--- Start of GIVEN INFORMATION ---

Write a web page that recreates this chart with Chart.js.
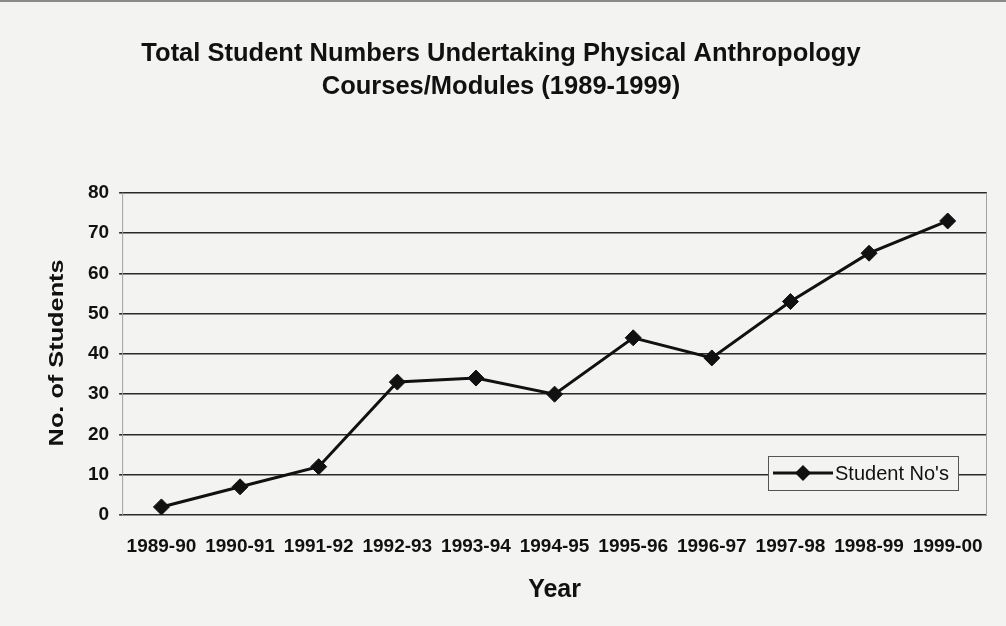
<!DOCTYPE html>
<html>
<head>
<meta charset="utf-8">
<script src="https://cdn.jsdelivr.net/npm/chart.js@4/dist/chart.umd.min.js"></script>
<style>
  html, body { margin: 0; padding: 0; background: #f3f3f1; }
  #wrap { width: 1006px; height: 626px; position: relative; border-top: 2px solid #8a8a8a; box-sizing: border-box; }
</style>
</head>
<body>
<div id="wrap"><canvas id="student-chart" width="1006" height="624"></canvas></div>
<script>
// data
const years = ['1989-90', '1990-91', '1991-92', '1992-93', '1993-94', '1994-95',
               '1995-96', '1996-97', '1997-98', '1998-99', '1999-00'];
const studentNos = [2, 7, 12, 33, 34, 30, 44, 39, 53, 65, 73];
const yTicks = [0, 10, 20, 30, 40, 50, 60, 70, 80];

const seriesName = "Student No's";
const yTitle = 'No. of Students';
const paper = '#f3f3f1';
const fontFamily = '"Liberation Sans", Arial, sans-serif';

// frame sides, the y title (stretched like the scan) and the legend inside the plot
const plotExtras = {
  id: 'plotExtras',
  beforeDatasetsDraw(chart) {
    const { ctx, chartArea: a } = chart;
    ctx.save();
    ctx.strokeStyle = '#a0a0a0';
    ctx.lineWidth = 1;
    ctx.beginPath();
    ctx.moveTo(a.left + 0.5, a.top);
    ctx.lineTo(a.left + 0.5, a.bottom);
    ctx.moveTo(a.right - 0.5, a.top);
    ctx.lineTo(a.right - 0.5, a.bottom);
    ctx.stroke();
    ctx.restore();
  },
  afterDraw(chart) {
    const { ctx, chartArea: a } = chart;
    const ds = chart.data.datasets[0];

    // y axis title
    ctx.save();
    ctx.font = 'bold 21px ' + fontFamily;
    const tw = ctx.measureText(yTitle).width;
    ctx.translate(a.left - 65, (a.top + a.bottom) / 2 - 1);
    ctx.rotate(-Math.PI / 2);
    ctx.scale(187 / tw, 1);
    ctx.fillStyle = '#111';
    ctx.textAlign = 'center';
    ctx.textBaseline = 'middle';
    ctx.fillText(yTitle, 0, 0);
    ctx.restore();

    // legend box
    const w = 190, h = 34;
    const x = a.right - 29 - w;
    const y = a.bottom - 25 - h;
    ctx.save();
    ctx.fillStyle = paper;
    ctx.fillRect(x, y, w, h);
    ctx.strokeStyle = '#555';
    ctx.lineWidth = 1;
    ctx.strokeRect(x + 0.5, y + 0.5, w, h);

    const cy = y + h / 2;
    ctx.strokeStyle = ds.borderColor;
    ctx.lineWidth = ds.borderWidth;
    ctx.beginPath();
    ctx.moveTo(x + 5, cy);
    ctx.lineTo(x + 65, cy);
    ctx.stroke();
    const r = ds.pointRadius;
    ctx.fillStyle = ds.pointBackgroundColor;
    ctx.beginPath();
    ctx.moveTo(x + 35, cy - r);
    ctx.lineTo(x + 35 + r, cy);
    ctx.lineTo(x + 35, cy + r);
    ctx.lineTo(x + 35 - r, cy);
    ctx.closePath();
    ctx.fill();

    ctx.fillStyle = '#111';
    ctx.font = '20px ' + fontFamily;
    ctx.textBaseline = 'middle';
    ctx.textAlign = 'left';
    ctx.fillText(ds.label, x + 67, cy + 1);
    ctx.restore();
  }
};

const ctx = document.getElementById('student-chart').getContext('2d');
const studentChart = new Chart(ctx, {
  type: 'line',
  data: {
    labels: years,
    datasets: [{
      label: seriesName,
      data: studentNos,
      borderColor: '#111',
      borderWidth: 3,
      pointStyle: 'rectRot',
      pointRadius: 8,
      pointBackgroundColor: '#111',
      pointBorderColor: '#111',
      pointBorderWidth: 1,
      tension: 0
    }]
  },
  options: {
    responsive: false,
    animation: false,
    layout: { padding: { left: 15, right: 19, top: 0, bottom: 0 } },
    plugins: {
      legend: { display: false },
      tooltip: { enabled: false },
      title: {
        display: true,
        text: ['Total Student Numbers Undertaking Physical Anthropology', 'Courses/Modules (1989-1999)'],
        color: '#111',
        font: { family: fontFamily, size: 25.5, weight: 'bold', lineHeight: 1.29 },
        padding: { top: 36, bottom: 89 }
      }
    },
    scales: {
      x: {
        offset: true,
        grid: { display: false, drawTicks: false },
        border: { display: false },
        ticks: {
          color: '#111',
          padding: 22,
          maxRotation: 0,
          autoSkip: false,
          font: { family: fontFamily, size: 19, weight: 'bold', lineHeight: 1 }
        },
        title: {
          display: true,
          text: 'Year',
          color: '#111',
          font: { family: fontFamily, size: 25, weight: 'bold', lineHeight: 1 },
          padding: { top: 0, bottom: 23 }
        }
      },
      y: {
        min: 0,
        max: 80,
        afterBuildTicks(scale) {
          scale.ticks = yTicks.map(v => ({ value: v }));
        },
        // room for the hand-drawn y title
        afterFit(scale) {
          scale.width += 63;
        },
        grid: { color: '#2a2a2a', lineWidth: 1.6, tickLength: 3, drawTicks: true },
        border: { display: false },
        ticks: {
          color: '#111',
          padding: 10,
          font: { family: fontFamily, size: 19, weight: 'bold' }
        }
      }
    }
  },
  plugins: [plotExtras]
});
</script>
</body>
</html>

--- End of GIVEN INFORMATION ---

--- INSTRUCTIONS TO FOLLOW ---
Exactly as written, return every line of the listing, but not the pictures.

--- COMPLETE OUTPUT ---
Write a web page that recreates this chart with Chart.js.
<!DOCTYPE html>
<html>
<head>
<meta charset="utf-8">
<script src="https://cdn.jsdelivr.net/npm/chart.js@4/dist/chart.umd.min.js"></script>
<style>
  html, body { margin: 0; padding: 0; background: #f3f3f1; }
  #wrap { width: 1006px; height: 626px; position: relative; border-top: 2px solid #8a8a8a; box-sizing: border-box; }
</style>
</head>
<body>
<div id="wrap"><canvas id="student-chart" width="1006" height="624"></canvas></div>
<script>
// data
const years = ['1989-90', '1990-91', '1991-92', '1992-93', '1993-94', '1994-95',
               '1995-96', '1996-97', '1997-98', '1998-99', '1999-00'];
const studentNos = [2, 7, 12, 33, 34, 30, 44, 39, 53, 65, 73];
const yTicks = [0, 10, 20, 30, 40, 50, 60, 70, 80];

const seriesName = "Student No's";
const yTitle = 'No. of Students';
const paper = '#f3f3f1';
const fontFamily = '"Liberation Sans", Arial, sans-serif';

// frame sides, the y title (stretched like the scan) and the legend inside the plot
const plotExtras = {
  id: 'plotExtras',
  beforeDatasetsDraw(chart) {
    const { ctx, chartArea: a } = chart;
    ctx.save();
    ctx.strokeStyle = '#a0a0a0';
    ctx.lineWidth = 1;
    ctx.beginPath();
    ctx.moveTo(a.left + 0.5, a.top);
    ctx.lineTo(a.left + 0.5, a.bottom);
    ctx.moveTo(a.right - 0.5, a.top);
    ctx.lineTo(a.right - 0.5, a.bottom);
    ctx.stroke();
    ctx.restore();
  },
  afterDraw(chart) {
    const { ctx, chartArea: a } = chart;
    const ds = chart.data.datasets[0];

    // y axis title
    ctx.save();
    ctx.font = 'bold 21px ' + fontFamily;
    const tw = ctx.measureText(yTitle).width;
    ctx.translate(a.left - 65, (a.top + a.bottom) / 2 - 1);
    ctx.rotate(-Math.PI / 2);
    ctx.scale(187 / tw, 1);
    ctx.fillStyle = '#111';
    ctx.textAlign = 'center';
    ctx.textBaseline = 'middle';
    ctx.fillText(yTitle, 0, 0);
    ctx.restore();

    // legend box
    const w = 190, h = 34;
    const x = a.right - 29 - w;
    const y = a.bottom - 25 - h;
    ctx.save();
    ctx.fillStyle = paper;
    ctx.fillRect(x, y, w, h);
    ctx.strokeStyle = '#555';
    ctx.lineWidth = 1;
    ctx.strokeRect(x + 0.5, y + 0.5, w, h);

    const cy = y + h / 2;
    ctx.strokeStyle = ds.borderColor;
    ctx.lineWidth = ds.borderWidth;
    ctx.beginPath();
    ctx.moveTo(x + 5, cy);
    ctx.lineTo(x + 65, cy);
    ctx.stroke();
    const r = ds.pointRadius;
    ctx.fillStyle = ds.pointBackgroundColor;
    ctx.beginPath();
    ctx.moveTo(x + 35, cy - r);
    ctx.lineTo(x + 35 + r, cy);
    ctx.lineTo(x + 35, cy + r);
    ctx.lineTo(x + 35 - r, cy);
    ctx.closePath();
    ctx.fill();

    ctx.fillStyle = '#111';
    ctx.font = '20px ' + fontFamily;
    ctx.textBaseline = 'middle';
    ctx.textAlign = 'left';
    ctx.fillText(ds.label, x + 67, cy + 1);
    ctx.restore();
  }
};

const ctx = document.getElementById('student-chart').getContext('2d');
const studentChart = new Chart(ctx, {
  type: 'line',
  data: {
    labels: years,
    datasets: [{
      label: seriesName,
      data: studentNos,
      borderColor: '#111',
      borderWidth: 3,
      pointStyle: 'rectRot',
      pointRadius: 8,
      pointBackgroundColor: '#111',
      pointBorderColor: '#111',
      pointBorderWidth: 1,
      tension: 0
    }]
  },
  options: {
    responsive: false,
    animation: false,
    layout: { padding: { left: 15, right: 19, top: 0, bottom: 0 } },
    plugins: {
      legend: { display: false },
      tooltip: { enabled: false },
      title: {
        display: true,
        text: ['Total Student Numbers Undertaking Physical Anthropology', 'Courses/Modules (1989-1999)'],
        color: '#111',
        font: { family: fontFamily, size: 25.5, weight: 'bold', lineHeight: 1.29 },
        padding: { top: 36, bottom: 89 }
      }
    },
    scales: {
      x: {
        offset: true,
        grid: { display: false, drawTicks: false },
        border: { display: false },
        ticks: {
          color: '#111',
          padding: 22,
          maxRotation: 0,
          autoSkip: false,
          font: { family: fontFamily, size: 19, weight: 'bold', lineHeight: 1 }
        },
        title: {
          display: true,
          text: 'Year',
          color: '#111',
          font: { family: fontFamily, size: 25, weight: 'bold', lineHeight: 1 },
          padding: { top: 0, bottom: 23 }
        }
      },
      y: {
        min: 0,
        max: 80,
        afterBuildTicks(scale) {
          scale.ticks = yTicks.map(v => ({ value: v }));
        },
        // room for the hand-drawn y title
        afterFit(scale) {
          scale.width += 63;
        },
        grid: { color: '#2a2a2a', lineWidth: 1.6, tickLength: 3, drawTicks: true },
        border: { display: false },
        ticks: {
          color: '#111',
          padding: 10,
          font: { family: fontFamily, size: 19, weight: 'bold' }
        }
      }
    }
  },
  plugins: [plotExtras]
});
</script>
</body>
</html>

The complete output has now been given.